SM31C-2504
Jovian Auroral X-ray Emission Coinciding with an Interplanetary Coronal Mass Ejection
Abstract:
The extent of the Solar Wind influence on Jupiter’s X-ray aurora is yet to be understood. To probe this relationship, we compare two Chandra X-ray observations of Jupiter: one coinciding with the predicted arrival of an Interplanetary Coronal Mass Ejection (ICME) and another observation two days later. During the observation coincident with the ICME, we observe a bright auroral enhancement of a factor of 8 in a region normally absent of X-rays. This enhancement occurs ~1 hour before a burst of non-Io Decametric radio emission, believed to be associated with solar wind forward shocks [Hess et al. 2012, 2014]. We also find variation in X-ray auroral periodic behaviour, spatial and spectral distributions.We use magnetosphere-ionosphere mapping [Vogt et al. 2011] to identify the source of ions generating the X-rays and find that they originate from 10:30-18:00 magnetospheric local time (MLT) in regions of the outer magnetosphere close to the magnetopause. The model also maps some precipitation to open field lines. This suggests that X-rays may provide an excellent tool for analysing the Jovian outer magnetosphere and the processes occurring between the Jovian magnetopause and the solar wind.
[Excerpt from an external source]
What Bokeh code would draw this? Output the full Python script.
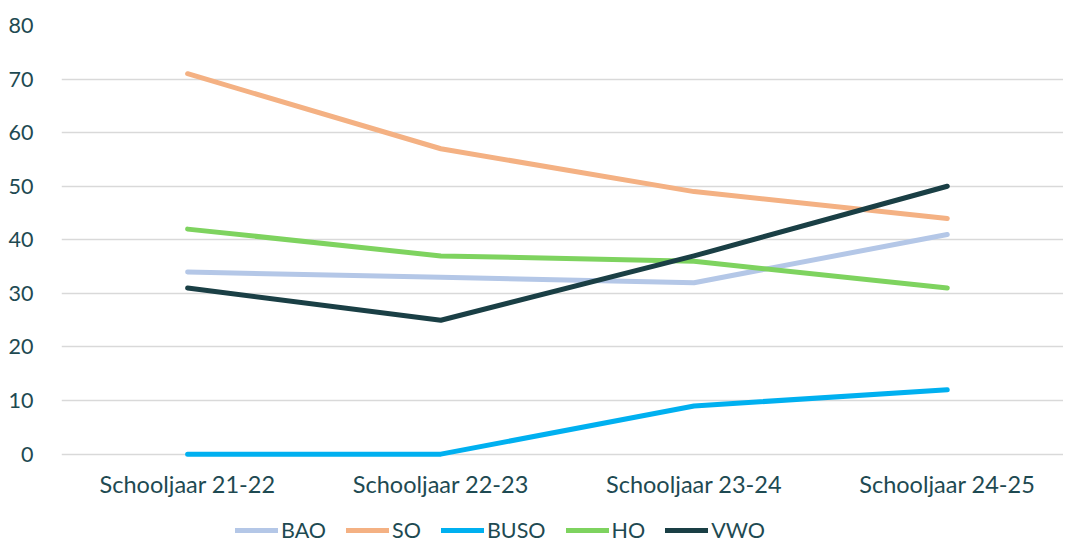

As discovered by Gladstone et al. [2002] discovery, we find an X-ray hot spot that pulses with quasi-periodicity. Measurements of this periodicity suggest 2 distinct ion populations generate the Jovian X-ray aurora: a sulphur/carbon dominated population from the middle to outer magnetosphere with a period of 26 minutes, and a combined oxygen and carbon/sulphur population from close to the magnetopause with a period of 12 minutes. The source region and periodicity support findings by Bunce et al. [2004] that pulsed dayside reconnection could energise the outer magnetosphere and drive X-ray emission
To better understand the persistence of these features and/or their relationship to the ICME, we compare these 2011 observations with preliminary analysis of Chandra X-ray observations of Jupiter from 2007. At this time, New Horizons was approaching the planet. We hope that this will provide a useful analogy for the Spring 2016 Juno approach.